# Task to complete
Your task is to extract every line from the material below exactly.

:: Information provided

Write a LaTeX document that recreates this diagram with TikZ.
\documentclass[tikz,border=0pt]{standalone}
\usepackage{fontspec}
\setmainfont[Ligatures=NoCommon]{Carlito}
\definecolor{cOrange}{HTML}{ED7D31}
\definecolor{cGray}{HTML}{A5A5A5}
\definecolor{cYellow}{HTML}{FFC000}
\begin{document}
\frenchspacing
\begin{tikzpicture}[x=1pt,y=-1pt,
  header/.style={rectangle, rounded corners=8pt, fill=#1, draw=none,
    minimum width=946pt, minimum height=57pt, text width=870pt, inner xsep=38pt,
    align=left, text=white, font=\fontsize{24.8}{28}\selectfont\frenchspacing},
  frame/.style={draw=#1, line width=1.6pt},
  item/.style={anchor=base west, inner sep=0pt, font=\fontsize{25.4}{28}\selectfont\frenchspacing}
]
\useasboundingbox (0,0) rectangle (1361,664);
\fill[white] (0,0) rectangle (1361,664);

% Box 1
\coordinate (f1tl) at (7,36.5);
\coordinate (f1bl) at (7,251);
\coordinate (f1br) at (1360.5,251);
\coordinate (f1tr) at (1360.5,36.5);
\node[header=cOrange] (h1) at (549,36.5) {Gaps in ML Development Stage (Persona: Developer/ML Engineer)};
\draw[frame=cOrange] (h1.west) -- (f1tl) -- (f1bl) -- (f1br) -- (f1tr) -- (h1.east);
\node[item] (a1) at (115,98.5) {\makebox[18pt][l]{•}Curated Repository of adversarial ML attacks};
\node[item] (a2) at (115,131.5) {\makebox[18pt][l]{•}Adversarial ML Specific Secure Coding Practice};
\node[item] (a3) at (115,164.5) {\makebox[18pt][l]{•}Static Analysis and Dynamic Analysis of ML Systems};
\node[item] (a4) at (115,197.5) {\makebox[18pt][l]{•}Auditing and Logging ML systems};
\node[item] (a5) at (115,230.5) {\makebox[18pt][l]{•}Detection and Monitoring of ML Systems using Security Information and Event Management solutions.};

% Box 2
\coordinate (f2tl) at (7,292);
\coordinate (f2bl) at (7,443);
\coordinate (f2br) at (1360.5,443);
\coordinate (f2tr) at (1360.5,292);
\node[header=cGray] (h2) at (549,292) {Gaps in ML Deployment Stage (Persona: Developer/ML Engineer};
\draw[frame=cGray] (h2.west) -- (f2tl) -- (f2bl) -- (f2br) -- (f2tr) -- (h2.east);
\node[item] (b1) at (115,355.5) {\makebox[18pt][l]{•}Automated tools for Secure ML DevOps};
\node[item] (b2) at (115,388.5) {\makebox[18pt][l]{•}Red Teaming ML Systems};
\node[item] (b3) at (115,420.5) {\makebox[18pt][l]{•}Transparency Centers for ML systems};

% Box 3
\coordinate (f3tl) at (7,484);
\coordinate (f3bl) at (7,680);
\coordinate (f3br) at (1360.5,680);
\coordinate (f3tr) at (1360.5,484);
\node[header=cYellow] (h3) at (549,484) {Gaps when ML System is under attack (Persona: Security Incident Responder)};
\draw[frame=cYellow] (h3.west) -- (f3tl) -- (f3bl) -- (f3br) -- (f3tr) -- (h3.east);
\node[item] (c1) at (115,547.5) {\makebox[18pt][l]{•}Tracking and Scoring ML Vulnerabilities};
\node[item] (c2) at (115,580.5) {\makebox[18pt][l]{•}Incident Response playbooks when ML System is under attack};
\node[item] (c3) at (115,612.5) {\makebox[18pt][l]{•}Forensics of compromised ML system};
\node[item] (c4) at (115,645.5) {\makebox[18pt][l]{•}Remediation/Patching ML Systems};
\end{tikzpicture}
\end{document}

::::

# Response for this exercise
Write a LaTeX document that recreates this diagram with TikZ.
\documentclass[tikz,border=0pt]{standalone}
\usepackage{fontspec}
\setmainfont[Ligatures=NoCommon]{Carlito}
\definecolor{cOrange}{HTML}{ED7D31}
\definecolor{cGray}{HTML}{A5A5A5}
\definecolor{cYellow}{HTML}{FFC000}
\begin{document}
\frenchspacing
\begin{tikzpicture}[x=1pt,y=-1pt,
  header/.style={rectangle, rounded corners=8pt, fill=#1, draw=none,
    minimum width=946pt, minimum height=57pt, text width=870pt, inner xsep=38pt,
    align=left, text=white, font=\fontsize{24.8}{28}\selectfont\frenchspacing},
  frame/.style={draw=#1, line width=1.6pt},
  item/.style={anchor=base west, inner sep=0pt, font=\fontsize{25.4}{28}\selectfont\frenchspacing}
]
\useasboundingbox (0,0) rectangle (1361,664);
\fill[white] (0,0) rectangle (1361,664);

% Box 1
\coordinate (f1tl) at (7,36.5);
\coordinate (f1bl) at (7,251);
\coordinate (f1br) at (1360.5,251);
\coordinate (f1tr) at (1360.5,36.5);
\node[header=cOrange] (h1) at (549,36.5) {Gaps in ML Development Stage (Persona: Developer/ML Engineer)};
\draw[frame=cOrange] (h1.west) -- (f1tl) -- (f1bl) -- (f1br) -- (f1tr) -- (h1.east);
\node[item] (a1) at (115,98.5) {\makebox[18pt][l]{•}Curated Repository of adversarial ML attacks};
\node[item] (a2) at (115,131.5) {\makebox[18pt][l]{•}Adversarial ML Specific Secure Coding Practice};
\node[item] (a3) at (115,164.5) {\makebox[18pt][l]{•}Static Analysis and Dynamic Analysis of ML Systems};
\node[item] (a4) at (115,197.5) {\makebox[18pt][l]{•}Auditing and Logging ML systems};
\node[item] (a5) at (115,230.5) {\makebox[18pt][l]{•}Detection and Monitoring of ML Systems using Security Information and Event Management solutions.};

% Box 2
\coordinate (f2tl) at (7,292);
\coordinate (f2bl) at (7,443);
\coordinate (f2br) at (1360.5,443);
\coordinate (f2tr) at (1360.5,292);
\node[header=cGray] (h2) at (549,292) {Gaps in ML Deployment Stage (Persona: Developer/ML Engineer};
\draw[frame=cGray] (h2.west) -- (f2tl) -- (f2bl) -- (f2br) -- (f2tr) -- (h2.east);
\node[item] (b1) at (115,355.5) {\makebox[18pt][l]{•}Automated tools for Secure ML DevOps};
\node[item] (b2) at (115,388.5) {\makebox[18pt][l]{•}Red Teaming ML Systems};
\node[item] (b3) at (115,420.5) {\makebox[18pt][l]{•}Transparency Centers for ML systems};

% Box 3
\coordinate (f3tl) at (7,484);
\coordinate (f3bl) at (7,680);
\coordinate (f3br) at (1360.5,680);
\coordinate (f3tr) at (1360.5,484);
\node[header=cYellow] (h3) at (549,484) {Gaps when ML System is under attack (Persona: Security Incident Responder)};
\draw[frame=cYellow] (h3.west) -- (f3tl) -- (f3bl) -- (f3br) -- (f3tr) -- (h3.east);
\node[item] (c1) at (115,547.5) {\makebox[18pt][l]{•}Tracking and Scoring ML Vulnerabilities};
\node[item] (c2) at (115,580.5) {\makebox[18pt][l]{•}Incident Response playbooks when ML System is under attack};
\node[item] (c3) at (115,612.5) {\makebox[18pt][l]{•}Forensics of compromised ML system};
\node[item] (c4) at (115,645.5) {\makebox[18pt][l]{•}Remediation/Patching ML Systems};
\end{tikzpicture}
\end{document}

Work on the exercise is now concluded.